Obama also taunted his foes with historic arguments in favor of repairing vital infrastructure once made by conservative icon Ronald Reagan, as he stumped for a $60 billion infrastructure bill being taken up by the Senate.
The president rebuked the House of Representatives for passing a bill reaffirming the US motto "In God We Trust" rather than getting to work on his stalled $447 billion jobs program.
"That's not putting people back to work. I trust in God, but God wants to see us help ourselves by putting people back to work," the president said.
Obama's spokesman Jay Carney denied that Obama had perhaps gone too far by dragging the Almighty into a fierce political spat.
"I believe that the phrase from the Bible is 'the Lord helps those who help themselves,'" Carney said.
"I think the point the president is making is that, you know, we have it within our capacity to do the things to help the American people."
The White House was later forced to clarify however that the phrase Carney used, though often mistaken for scripture, was not in fact biblical.
Obama ruffled Republican feathers with his remarks as he appeared in front of a commuter bridge between Washington DC and Virginia, which is in need of repairs, to call on Republicans to back a $60 billion jobs and infrastructure bill.
"There's no good reason to oppose this bill, not one. And members of Congress who do, who vote no, are going to have to explain why to their constituencies," Obama said.
"The American people are with me with this," Obama said, intensifying his campaign to blame Republicans for inaction on bills he says could put hundreds of thousands of Americans back to work and cut 9.1 percent unemployment.

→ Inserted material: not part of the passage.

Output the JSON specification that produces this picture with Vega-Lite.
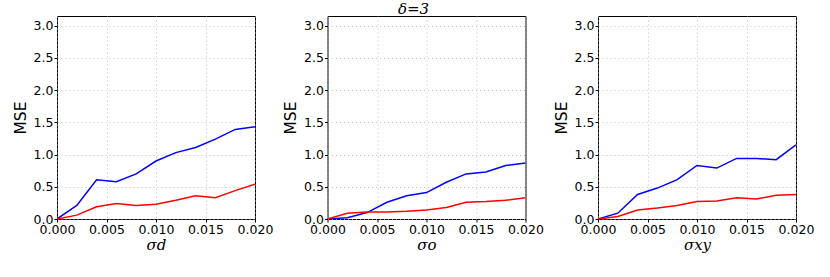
{
  "$schema": "https://vega.github.io/schema/vega-lite/v6.json",
  "padding": {"left": 12, "top": 1, "right": 5, "bottom": 5},
  "background": "white",
  "title": {"text": "δ=3", "font": "DejaVu Serif", "fontStyle": "italic", "fontWeight": "normal", "fontSize": 15, "anchor": "middle", "offset": -1, "color": "black"},
  "bounds": "flush",
  "spacing": 72.5,
  "datasets": {
    "mse": [
      {"panel": "d", "series": "s1", "sigma": 0.000, "mse": 0.00},
      {"panel": "d", "series": "s1", "sigma": 0.002, "mse": 0.21},
      {"panel": "d", "series": "s1", "sigma": 0.004, "mse": 0.61},
      {"panel": "d", "series": "s1", "sigma": 0.006, "mse": 0.58},
      {"panel": "d", "series": "s1", "sigma": 0.008, "mse": 0.70},
      {"panel": "d", "series": "s1", "sigma": 0.010, "mse": 0.90},
      {"panel": "d", "series": "s1", "sigma": 0.012, "mse": 1.03},
      {"panel": "d", "series": "s1", "sigma": 0.014, "mse": 1.11},
      {"panel": "d", "series": "s1", "sigma": 0.016, "mse": 1.24},
      {"panel": "d", "series": "s1", "sigma": 0.018, "mse": 1.39},
      {"panel": "d", "series": "s1", "sigma": 0.020, "mse": 1.43},
      {"panel": "d", "series": "s2", "sigma": 0.000, "mse": 0.00},
      {"panel": "d", "series": "s2", "sigma": 0.002, "mse": 0.06},
      {"panel": "d", "series": "s2", "sigma": 0.004, "mse": 0.19},
      {"panel": "d", "series": "s2", "sigma": 0.006, "mse": 0.24},
      {"panel": "d", "series": "s2", "sigma": 0.008, "mse": 0.21},
      {"panel": "d", "series": "s2", "sigma": 0.010, "mse": 0.23},
      {"panel": "d", "series": "s2", "sigma": 0.012, "mse": 0.29},
      {"panel": "d", "series": "s2", "sigma": 0.014, "mse": 0.36},
      {"panel": "d", "series": "s2", "sigma": 0.016, "mse": 0.33},
      {"panel": "d", "series": "s2", "sigma": 0.018, "mse": 0.44},
      {"panel": "d", "series": "s2", "sigma": 0.020, "mse": 0.54},
      {"panel": "o", "series": "s1", "sigma": 0.000, "mse": 0.00},
      {"panel": "o", "series": "s1", "sigma": 0.002, "mse": 0.02},
      {"panel": "o", "series": "s1", "sigma": 0.004, "mse": 0.10},
      {"panel": "o", "series": "s1", "sigma": 0.006, "mse": 0.26},
      {"panel": "o", "series": "s1", "sigma": 0.008, "mse": 0.36},
      {"panel": "o", "series": "s1", "sigma": 0.010, "mse": 0.41},
      {"panel": "o", "series": "s1", "sigma": 0.012, "mse": 0.57},
      {"panel": "o", "series": "s1", "sigma": 0.014, "mse": 0.70},
      {"panel": "o", "series": "s1", "sigma": 0.016, "mse": 0.73},
      {"panel": "o", "series": "s1", "sigma": 0.018, "mse": 0.83},
      {"panel": "o", "series": "s1", "sigma": 0.020, "mse": 0.87},
      {"panel": "o", "series": "s2", "sigma": 0.000, "mse": 0.00},
      {"panel": "o", "series": "s2", "sigma": 0.002, "mse": 0.09},
      {"panel": "o", "series": "s2", "sigma": 0.004, "mse": 0.11},
      {"panel": "o", "series": "s2", "sigma": 0.006, "mse": 0.11},
      {"panel": "o", "series": "s2", "sigma": 0.008, "mse": 0.12},
      {"panel": "o", "series": "s2", "sigma": 0.010, "mse": 0.14},
      {"panel": "o", "series": "s2", "sigma": 0.012, "mse": 0.18},
      {"panel": "o", "series": "s2", "sigma": 0.014, "mse": 0.26},
      {"panel": "o", "series": "s2", "sigma": 0.016, "mse": 0.27},
      {"panel": "o", "series": "s2", "sigma": 0.018, "mse": 0.29},
      {"panel": "o", "series": "s2", "sigma": 0.020, "mse": 0.33},
      {"panel": "xy", "series": "s1", "sigma": 0.000, "mse": 0.00},
      {"panel": "xy", "series": "s1", "sigma": 0.002, "mse": 0.09},
      {"panel": "xy", "series": "s1", "sigma": 0.004, "mse": 0.38},
      {"panel": "xy", "series": "s1", "sigma": 0.006, "mse": 0.48},
      {"panel": "xy", "series": "s1", "sigma": 0.008, "mse": 0.61},
      {"panel": "xy", "series": "s1", "sigma": 0.010, "mse": 0.83},
      {"panel": "xy", "series": "s1", "sigma": 0.012, "mse": 0.79},
      {"panel": "xy", "series": "s1", "sigma": 0.014, "mse": 0.94},
      {"panel": "xy", "series": "s1", "sigma": 0.016, "mse": 0.94},
      {"panel": "xy", "series": "s1", "sigma": 0.018, "mse": 0.92},
      {"panel": "xy", "series": "s1", "sigma": 0.020, "mse": 1.15},
      {"panel": "xy", "series": "s2", "sigma": 0.000, "mse": 0.00},
      {"panel": "xy", "series": "s2", "sigma": 0.002, "mse": 0.04},
      {"panel": "xy", "series": "s2", "sigma": 0.004, "mse": 0.14},
      {"panel": "xy", "series": "s2", "sigma": 0.006, "mse": 0.17},
      {"panel": "xy", "series": "s2", "sigma": 0.008, "mse": 0.21},
      {"panel": "xy", "series": "s2", "sigma": 0.010, "mse": 0.27},
      {"panel": "xy", "series": "s2", "sigma": 0.012, "mse": 0.28},
      {"panel": "xy", "series": "s2", "sigma": 0.014, "mse": 0.33},
      {"panel": "xy", "series": "s2", "sigma": 0.016, "mse": 0.31},
      {"panel": "xy", "series": "s2", "sigma": 0.018, "mse": 0.37},
      {"panel": "xy", "series": "s2", "sigma": 0.020, "mse": 0.38}
    ]
  },
  "data": {"name": "mse"},
  "hconcat": [
    {
      "width": 198, "height": 203,
      "transform": [{"filter": "datum.panel == 'd'"}],
      "mark": {"type": "line", "strokeWidth": 1.5, "clip": true},
      "encoding": {
        "x": {"field": "sigma", "type": "quantitative", "scale": {"domain": [0, 0.02], "nice": false, "zero": false}, "axis": {"title": "σd", "values": [0, 0.005, 0.01, 0.015, 0.02], "format": ".3f"}},
        "y": {"field": "mse", "type": "quantitative", "scale": {"domain": [0, 3.15], "nice": false}, "axis": {"title": "MSE", "values": [0, 0.5, 1, 1.5, 2, 2.5, 3], "format": ".1f"}},
        "color": {"field": "series", "type": "nominal", "scale": {"domain": ["s1", "s2"], "range": ["#0000ff", "#ff0000"]}, "legend": null}
      }
    },
    {
      "width": 198, "height": 203,
      "transform": [{"filter": "datum.panel == 'o'"}],
      "mark": {"type": "line", "strokeWidth": 1.5, "clip": true},
      "encoding": {
        "x": {"field": "sigma", "type": "quantitative", "scale": {"domain": [0, 0.02], "nice": false, "zero": false}, "axis": {"title": "σo", "values": [0, 0.005, 0.01, 0.015, 0.02], "format": ".3f"}},
        "y": {"field": "mse", "type": "quantitative", "scale": {"domain": [0, 3.15], "nice": false}, "axis": {"title": "MSE", "values": [0, 0.5, 1, 1.5, 2, 2.5, 3], "format": ".1f"}},
        "color": {"field": "series", "type": "nominal", "scale": {"domain": ["s1", "s2"], "range": ["#0000ff", "#ff0000"]}, "legend": null}
      }
    },
    {
      "width": 198, "height": 203,
      "transform": [{"filter": "datum.panel == 'xy'"}],
      "mark": {"type": "line", "strokeWidth": 1.5, "clip": true},
      "encoding": {
        "x": {"field": "sigma", "type": "quantitative", "scale": {"domain": [0, 0.02], "nice": false, "zero": false}, "axis": {"title": "σxy", "values": [0, 0.005, 0.01, 0.015, 0.02], "format": ".3f"}},
        "y": {"field": "mse", "type": "quantitative", "scale": {"domain": [0, 3.15], "nice": false}, "axis": {"title": "MSE", "values": [0, 0.5, 1, 1.5, 2, 2.5, 3], "format": ".1f"}},
        "color": {"field": "series", "type": "nominal", "scale": {"domain": ["s1", "s2"], "range": ["#0000ff", "#ff0000"]}, "legend": null}
      }
    }
  ],
  "resolve": {"scale": {"x": "independent", "y": "independent"}},
  "config": {
    "view": {"stroke": "black", "strokeWidth": 1},
    "axis": {
      "domain": false,
      "tickColor": "black",
      "tickSize": 3,
      "labelColor": "black",
      "labelFont": "DejaVu Sans",
      "labelFontSize": 12.5,
      "labelPadding": 1,
      "labelFlush": false,
      "labelOverlap": false,
      "grid": true,
      "gridColor": "#b0b0b0",
      "gridDash": [1, 3],
      "gridWidth": 0.8,
      "titleColor": "black",
      "titleFontWeight": "normal"
    },
    "axisX": {"titleFont": "DejaVu Serif", "titleFontStyle": "italic", "titleFontSize": 15, "titlePadding": 2},
    "axisY": {"titleFont": "DejaVu Sans", "titleFontSize": 15.5, "titlePadding": 5}
  }
}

But Republican and industry sources argued the infrastructure bill being taken up by the Senate could actually hamper movement towards a multi-year transportation bill that is also caught in congressional gridlock.
They said Obama's policies would also result in increased taxes on small businesses that would hamper growth and job creation, reflecting the fierce ideological divides cleaving Washington.
Obama also resorted to one of his favorite rhetorical tricks by quoting Reagan, who was president from 1981 to 1989, and is a hero to modern day conservatives, to decry Republican policies.
Reagan, Obama said, argued that it was "common sense" to repair bridges and highways before they needed to be rebuilt in future years at many times the cost.
"Since when do we have Republicans voting against Ronald Reagan's ideas?"
The infrastructure bill is one portion of his stalled $447 billion jobs bill that Obama is trying to drive through a gridlocked Congress, and would invest in airports, roads, bridges, railroads and highways.
But it is unclear if the bill will garner the 60 Senate votes needed to overcome blocking tactics by Republicans who accuse Obama of trying to double down on failed stimulus spending.
In recent votes, several Democratic senators from conservative states where the president's economic policies are unpopular, have also declined to back portions of the jobs plans.
Meanwhile, a blame game is in full swing between Republicans and Democrats over the failure to pass jobs measures.
Republicans argue that they have ushered 15 bills through the House of Representatives only to see them founder in the Democratic-led Senate as part of Obama's plans to run against a "do nothing" Congress next year.
"A Democratic majority in the Senate (has) teamed up with the White House on a strategy of doing nothing," said Senate Republican leader Mitch McConnell.
"The president's economic policies have failed to do what he said they would. And now he's designing legislation to fail."
But the White House says Republican ideas would do nothing to tackle unemployment in the short term and say urgent action is required now.